Charts and diagrams as code:
--------

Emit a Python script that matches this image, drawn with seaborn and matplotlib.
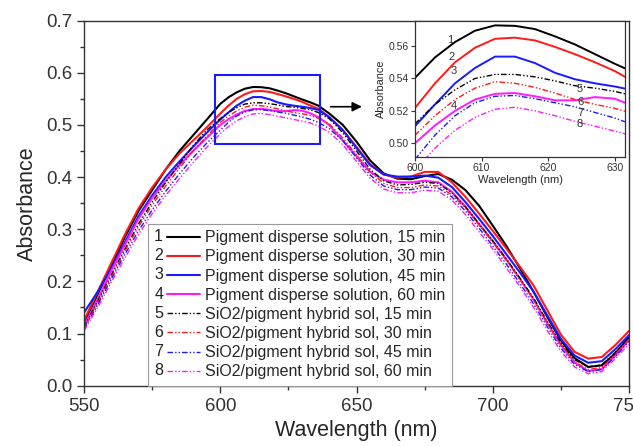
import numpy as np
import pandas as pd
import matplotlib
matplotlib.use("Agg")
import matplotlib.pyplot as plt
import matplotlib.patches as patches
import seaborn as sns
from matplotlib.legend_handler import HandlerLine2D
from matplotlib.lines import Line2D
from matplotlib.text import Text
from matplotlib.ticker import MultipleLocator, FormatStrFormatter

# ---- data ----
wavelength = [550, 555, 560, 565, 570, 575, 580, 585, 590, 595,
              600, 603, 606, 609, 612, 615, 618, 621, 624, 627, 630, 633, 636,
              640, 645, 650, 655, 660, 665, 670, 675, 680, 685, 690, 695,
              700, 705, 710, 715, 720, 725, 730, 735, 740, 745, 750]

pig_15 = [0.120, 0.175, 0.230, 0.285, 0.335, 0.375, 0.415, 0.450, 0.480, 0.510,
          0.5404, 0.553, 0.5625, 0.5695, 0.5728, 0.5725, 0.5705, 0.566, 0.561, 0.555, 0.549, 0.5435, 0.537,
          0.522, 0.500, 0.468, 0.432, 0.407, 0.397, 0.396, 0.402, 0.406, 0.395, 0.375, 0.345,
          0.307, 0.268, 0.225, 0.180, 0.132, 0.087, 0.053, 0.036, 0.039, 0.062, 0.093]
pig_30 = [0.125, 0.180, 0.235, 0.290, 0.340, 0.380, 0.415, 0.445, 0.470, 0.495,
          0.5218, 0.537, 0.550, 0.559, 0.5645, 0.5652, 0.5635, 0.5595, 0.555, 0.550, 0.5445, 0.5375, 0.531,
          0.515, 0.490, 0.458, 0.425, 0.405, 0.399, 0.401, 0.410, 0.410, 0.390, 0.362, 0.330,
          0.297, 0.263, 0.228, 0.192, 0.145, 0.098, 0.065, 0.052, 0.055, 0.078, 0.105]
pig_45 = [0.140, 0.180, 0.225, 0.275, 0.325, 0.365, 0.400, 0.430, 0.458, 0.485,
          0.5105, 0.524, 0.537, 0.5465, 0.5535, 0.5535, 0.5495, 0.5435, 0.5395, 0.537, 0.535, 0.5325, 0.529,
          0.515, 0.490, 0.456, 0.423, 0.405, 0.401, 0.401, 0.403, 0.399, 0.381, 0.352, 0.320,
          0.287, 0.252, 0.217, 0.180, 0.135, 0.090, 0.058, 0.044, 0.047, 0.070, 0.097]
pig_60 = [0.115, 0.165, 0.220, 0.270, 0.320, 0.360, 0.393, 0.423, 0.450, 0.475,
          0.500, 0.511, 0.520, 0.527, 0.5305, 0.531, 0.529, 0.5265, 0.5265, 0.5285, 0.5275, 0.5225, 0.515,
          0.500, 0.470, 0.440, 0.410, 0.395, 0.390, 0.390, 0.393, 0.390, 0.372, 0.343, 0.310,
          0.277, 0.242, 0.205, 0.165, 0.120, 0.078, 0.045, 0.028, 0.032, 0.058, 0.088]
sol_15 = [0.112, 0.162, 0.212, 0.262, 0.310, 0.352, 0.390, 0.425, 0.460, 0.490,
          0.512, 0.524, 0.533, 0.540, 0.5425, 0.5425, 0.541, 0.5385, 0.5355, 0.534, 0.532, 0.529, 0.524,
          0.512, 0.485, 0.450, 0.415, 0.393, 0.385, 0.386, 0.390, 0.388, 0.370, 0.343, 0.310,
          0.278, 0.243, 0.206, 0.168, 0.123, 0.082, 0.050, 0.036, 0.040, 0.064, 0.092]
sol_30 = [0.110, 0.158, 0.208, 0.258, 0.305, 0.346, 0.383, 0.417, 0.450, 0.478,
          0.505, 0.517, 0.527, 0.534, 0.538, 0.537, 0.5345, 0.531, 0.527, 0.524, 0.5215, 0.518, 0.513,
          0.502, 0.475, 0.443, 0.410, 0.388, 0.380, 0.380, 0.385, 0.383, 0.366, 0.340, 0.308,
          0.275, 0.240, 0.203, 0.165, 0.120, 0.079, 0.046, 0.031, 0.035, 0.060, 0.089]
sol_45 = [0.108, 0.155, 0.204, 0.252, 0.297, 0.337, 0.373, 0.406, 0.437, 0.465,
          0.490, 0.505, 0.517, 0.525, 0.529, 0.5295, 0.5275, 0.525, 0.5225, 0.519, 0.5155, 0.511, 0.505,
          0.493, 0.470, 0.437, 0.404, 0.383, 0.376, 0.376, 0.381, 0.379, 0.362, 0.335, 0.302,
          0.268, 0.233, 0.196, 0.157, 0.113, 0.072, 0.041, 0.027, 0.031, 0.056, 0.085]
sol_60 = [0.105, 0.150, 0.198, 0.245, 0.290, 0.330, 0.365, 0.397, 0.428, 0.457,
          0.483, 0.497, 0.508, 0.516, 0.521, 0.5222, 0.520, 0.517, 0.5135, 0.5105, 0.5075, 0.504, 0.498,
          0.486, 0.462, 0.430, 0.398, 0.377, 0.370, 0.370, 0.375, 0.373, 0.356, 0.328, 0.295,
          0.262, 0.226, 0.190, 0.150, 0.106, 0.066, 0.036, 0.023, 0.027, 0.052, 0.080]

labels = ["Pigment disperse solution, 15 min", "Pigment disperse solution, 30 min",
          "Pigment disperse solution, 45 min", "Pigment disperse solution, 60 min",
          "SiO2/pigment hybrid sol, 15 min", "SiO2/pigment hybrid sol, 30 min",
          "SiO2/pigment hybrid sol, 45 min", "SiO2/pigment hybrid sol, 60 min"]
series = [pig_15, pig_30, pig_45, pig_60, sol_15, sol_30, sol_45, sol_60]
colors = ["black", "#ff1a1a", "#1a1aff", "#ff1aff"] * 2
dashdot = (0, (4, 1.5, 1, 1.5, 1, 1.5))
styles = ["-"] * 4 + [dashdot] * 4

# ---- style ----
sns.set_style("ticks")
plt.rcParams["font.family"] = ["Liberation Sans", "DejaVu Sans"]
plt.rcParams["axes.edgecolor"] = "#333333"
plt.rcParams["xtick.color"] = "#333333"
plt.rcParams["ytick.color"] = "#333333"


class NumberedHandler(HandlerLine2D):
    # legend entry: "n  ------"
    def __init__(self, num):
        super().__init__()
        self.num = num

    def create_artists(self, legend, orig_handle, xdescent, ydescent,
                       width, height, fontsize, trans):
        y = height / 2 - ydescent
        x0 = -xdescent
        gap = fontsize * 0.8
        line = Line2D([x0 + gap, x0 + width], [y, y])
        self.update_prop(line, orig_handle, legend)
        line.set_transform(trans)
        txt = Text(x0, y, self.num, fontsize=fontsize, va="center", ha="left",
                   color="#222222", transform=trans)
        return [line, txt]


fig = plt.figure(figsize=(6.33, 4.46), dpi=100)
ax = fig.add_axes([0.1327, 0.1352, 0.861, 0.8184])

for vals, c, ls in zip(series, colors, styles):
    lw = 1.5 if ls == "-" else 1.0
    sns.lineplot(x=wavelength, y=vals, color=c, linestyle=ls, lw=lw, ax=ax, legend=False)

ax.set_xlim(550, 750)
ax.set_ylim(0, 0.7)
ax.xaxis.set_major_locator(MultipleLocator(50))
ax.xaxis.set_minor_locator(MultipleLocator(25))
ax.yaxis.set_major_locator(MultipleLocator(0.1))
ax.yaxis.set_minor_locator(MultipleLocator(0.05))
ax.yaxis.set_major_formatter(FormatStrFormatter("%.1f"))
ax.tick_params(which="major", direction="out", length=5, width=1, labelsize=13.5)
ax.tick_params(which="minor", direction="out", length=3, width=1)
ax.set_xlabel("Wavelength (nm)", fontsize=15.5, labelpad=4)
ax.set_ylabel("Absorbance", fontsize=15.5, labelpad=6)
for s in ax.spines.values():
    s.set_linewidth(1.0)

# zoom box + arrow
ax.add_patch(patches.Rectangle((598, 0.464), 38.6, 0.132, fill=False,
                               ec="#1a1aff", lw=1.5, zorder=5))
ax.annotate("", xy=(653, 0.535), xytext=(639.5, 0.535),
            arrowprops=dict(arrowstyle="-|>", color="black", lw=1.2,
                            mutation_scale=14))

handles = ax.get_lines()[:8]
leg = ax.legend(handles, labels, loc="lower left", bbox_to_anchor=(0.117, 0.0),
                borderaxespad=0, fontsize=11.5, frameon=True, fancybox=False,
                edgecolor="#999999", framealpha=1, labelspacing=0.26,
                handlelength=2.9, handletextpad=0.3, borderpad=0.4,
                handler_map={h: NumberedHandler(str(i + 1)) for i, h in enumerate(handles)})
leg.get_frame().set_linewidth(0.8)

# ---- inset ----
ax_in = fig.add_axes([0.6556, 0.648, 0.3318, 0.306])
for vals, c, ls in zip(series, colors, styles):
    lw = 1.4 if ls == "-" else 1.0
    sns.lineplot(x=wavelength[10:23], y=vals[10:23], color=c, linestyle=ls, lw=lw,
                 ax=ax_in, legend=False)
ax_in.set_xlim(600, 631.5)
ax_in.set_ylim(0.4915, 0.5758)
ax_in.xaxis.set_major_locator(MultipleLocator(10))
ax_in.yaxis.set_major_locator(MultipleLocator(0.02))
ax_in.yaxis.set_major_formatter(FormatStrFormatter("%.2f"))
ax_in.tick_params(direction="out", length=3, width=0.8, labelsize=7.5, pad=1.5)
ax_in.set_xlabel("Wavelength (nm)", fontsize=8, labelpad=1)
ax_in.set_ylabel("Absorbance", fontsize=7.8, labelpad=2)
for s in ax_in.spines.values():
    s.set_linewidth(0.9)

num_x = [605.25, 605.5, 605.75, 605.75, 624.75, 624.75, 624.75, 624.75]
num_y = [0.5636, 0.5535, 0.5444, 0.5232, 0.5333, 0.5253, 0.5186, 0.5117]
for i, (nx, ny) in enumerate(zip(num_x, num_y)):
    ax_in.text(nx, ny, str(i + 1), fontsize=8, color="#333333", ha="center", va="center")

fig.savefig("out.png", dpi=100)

--------

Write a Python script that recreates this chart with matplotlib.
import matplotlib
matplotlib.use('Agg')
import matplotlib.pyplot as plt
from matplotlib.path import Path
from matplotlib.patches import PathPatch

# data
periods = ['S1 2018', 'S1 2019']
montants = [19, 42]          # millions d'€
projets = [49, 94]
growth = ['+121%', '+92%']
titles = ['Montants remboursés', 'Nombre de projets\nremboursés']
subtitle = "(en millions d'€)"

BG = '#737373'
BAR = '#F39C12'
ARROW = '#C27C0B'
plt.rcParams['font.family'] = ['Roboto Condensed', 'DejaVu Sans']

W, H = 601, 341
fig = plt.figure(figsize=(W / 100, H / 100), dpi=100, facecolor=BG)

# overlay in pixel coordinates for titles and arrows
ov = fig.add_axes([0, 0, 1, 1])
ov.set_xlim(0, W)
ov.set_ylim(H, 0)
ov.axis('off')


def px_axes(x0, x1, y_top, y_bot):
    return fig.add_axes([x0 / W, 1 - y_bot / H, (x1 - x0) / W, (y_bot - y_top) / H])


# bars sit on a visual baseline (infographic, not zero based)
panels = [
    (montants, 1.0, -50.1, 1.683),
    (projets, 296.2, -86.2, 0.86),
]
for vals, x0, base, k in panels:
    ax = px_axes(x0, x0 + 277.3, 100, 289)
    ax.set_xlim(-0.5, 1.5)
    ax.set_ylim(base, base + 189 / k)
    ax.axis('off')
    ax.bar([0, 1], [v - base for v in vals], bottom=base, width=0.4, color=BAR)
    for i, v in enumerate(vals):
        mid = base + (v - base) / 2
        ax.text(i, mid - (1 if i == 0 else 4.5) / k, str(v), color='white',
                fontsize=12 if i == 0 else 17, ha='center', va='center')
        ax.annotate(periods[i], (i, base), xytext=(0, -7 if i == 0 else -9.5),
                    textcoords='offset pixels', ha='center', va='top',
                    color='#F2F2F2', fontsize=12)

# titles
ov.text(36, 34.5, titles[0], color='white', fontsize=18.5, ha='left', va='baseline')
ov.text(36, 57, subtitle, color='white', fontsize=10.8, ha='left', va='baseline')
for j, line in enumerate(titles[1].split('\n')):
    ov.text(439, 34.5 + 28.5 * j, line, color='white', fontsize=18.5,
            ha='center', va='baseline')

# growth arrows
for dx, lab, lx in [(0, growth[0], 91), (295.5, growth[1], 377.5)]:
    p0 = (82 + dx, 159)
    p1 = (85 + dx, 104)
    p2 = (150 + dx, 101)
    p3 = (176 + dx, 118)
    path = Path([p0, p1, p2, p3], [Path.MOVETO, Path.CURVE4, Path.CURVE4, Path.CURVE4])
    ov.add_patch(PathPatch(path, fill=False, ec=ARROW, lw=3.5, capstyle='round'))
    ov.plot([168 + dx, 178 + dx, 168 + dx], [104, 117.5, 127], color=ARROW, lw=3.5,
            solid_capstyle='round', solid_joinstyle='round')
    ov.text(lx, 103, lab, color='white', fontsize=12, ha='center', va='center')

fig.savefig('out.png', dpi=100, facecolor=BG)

--------

DIRECTION: Extract the stretch of lines that begins at the line with "Emit a Python" and ends at the line with "700, 705, 710, 715, 720, 725, 730, 735, 740, 745, 750]", inclusive. Omit every picture.

RESULT OF THE TASK:
Emit a Python script that matches this image, drawn with seaborn and matplotlib.
import numpy as np
import pandas as pd
import matplotlib
matplotlib.use("Agg")
import matplotlib.pyplot as plt
import matplotlib.patches as patches
import seaborn as sns
from matplotlib.legend_handler import HandlerLine2D
from matplotlib.lines import Line2D
from matplotlib.text import Text
from matplotlib.ticker import MultipleLocator, FormatStrFormatter

# ---- data ----
wavelength = [550, 555, 560, 565, 570, 575, 580, 585, 590, 595,
              600, 603, 606, 609, 612, 615, 618, 621, 624, 627, 630, 633, 636,
              640, 645, 650, 655, 660, 665, 670, 675, 680, 685, 690, 695,
              700, 705, 710, 715, 720, 725, 730, 735, 740, 745, 750]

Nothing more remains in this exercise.